Friday, July 1, 2016

BRITAIN | July 1–Hong Kong Handover

Chris Patten, the Last Governor of Hong Kong
This day in 1997, Hong Kong reverted back to Chinese rule. The man who presided over the lowering of the Union Jack was the outgoing Governor, Chris Patten, now Lord Patten of Barnes and Chancellor of Oxford University. 

The tearful ceremony was attended by British Prime Minister Tony Blair, Prince Charles, Chinese President Jiang Zemin, and U.S. Secretary of State Madeleine Albright.

Other than a few thousand protesting Hong Kong residents, the folding of the flag was peaceful.

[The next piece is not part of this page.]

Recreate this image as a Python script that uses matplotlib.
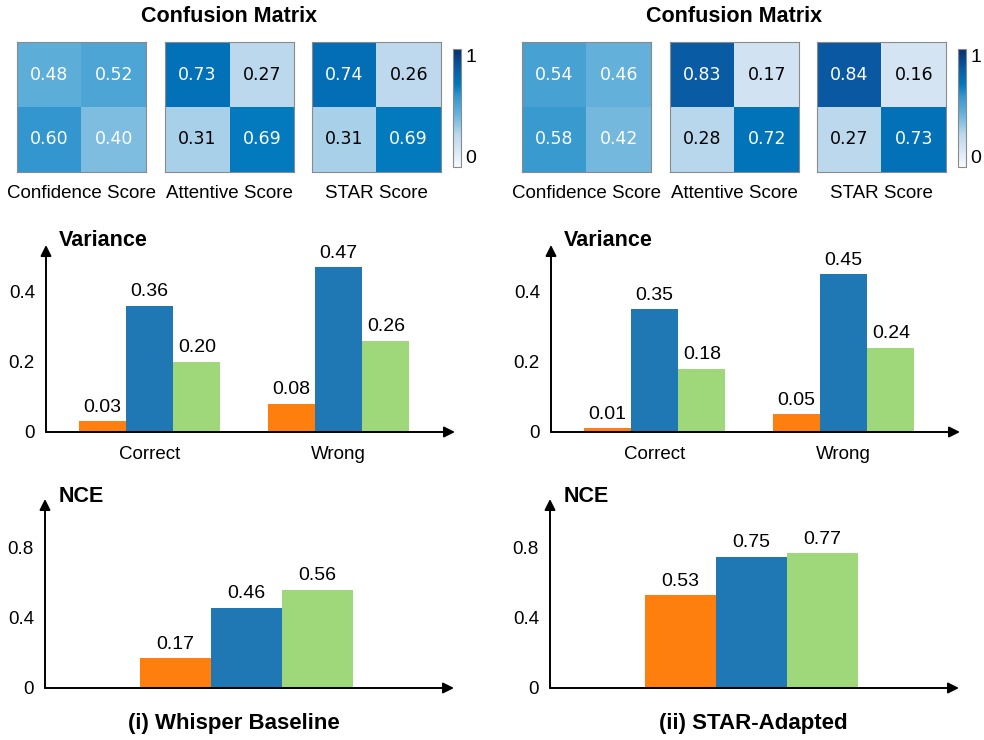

The original unfurling of the British flag was not peaceful. In 1839, Britain invaded China and occupied Hong Kong, then a sparsely inhabited island off the coast of southeast China. Two years later, China ceded the island to the British in the Convention of Chuenpi. The year after that, the Treaty of Nanking ended the First Opium War.

In 1898, Britain was granted an additional 99 years of rule over Hong Kong under the Second Convention of Peking. In 1984, after long negotiations, the British and the Chinese signed a formal agreement approving the 1997 turnover of the island in exchange for a Chinese pledge to preserve Hong Kong’s capitalist system.

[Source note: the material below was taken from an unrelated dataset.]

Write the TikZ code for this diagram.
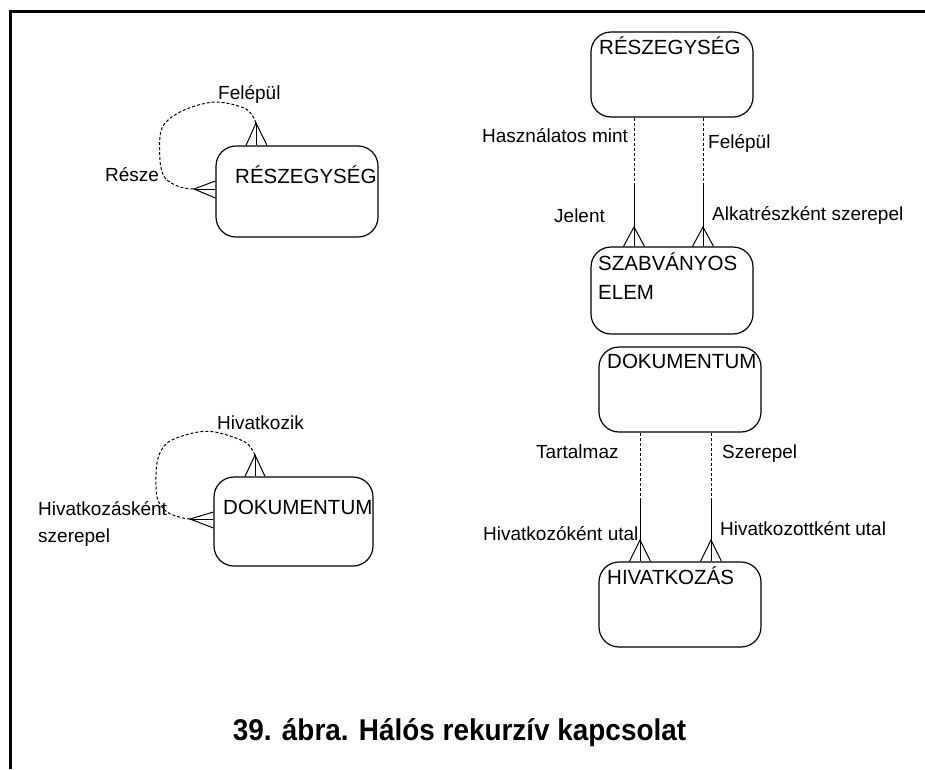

Hong Kong's new administrator, Tung Chee Hwa, announced a policy of “one country, two systems,” preserving Hong Kong’s role as a capitalist center in Asia.

Comment

At least one person (i.e., me) has compared Hong Kong's presence as a trading post outside of China to a possible future for Britain after Brexit leaves the country with a leadership black hole.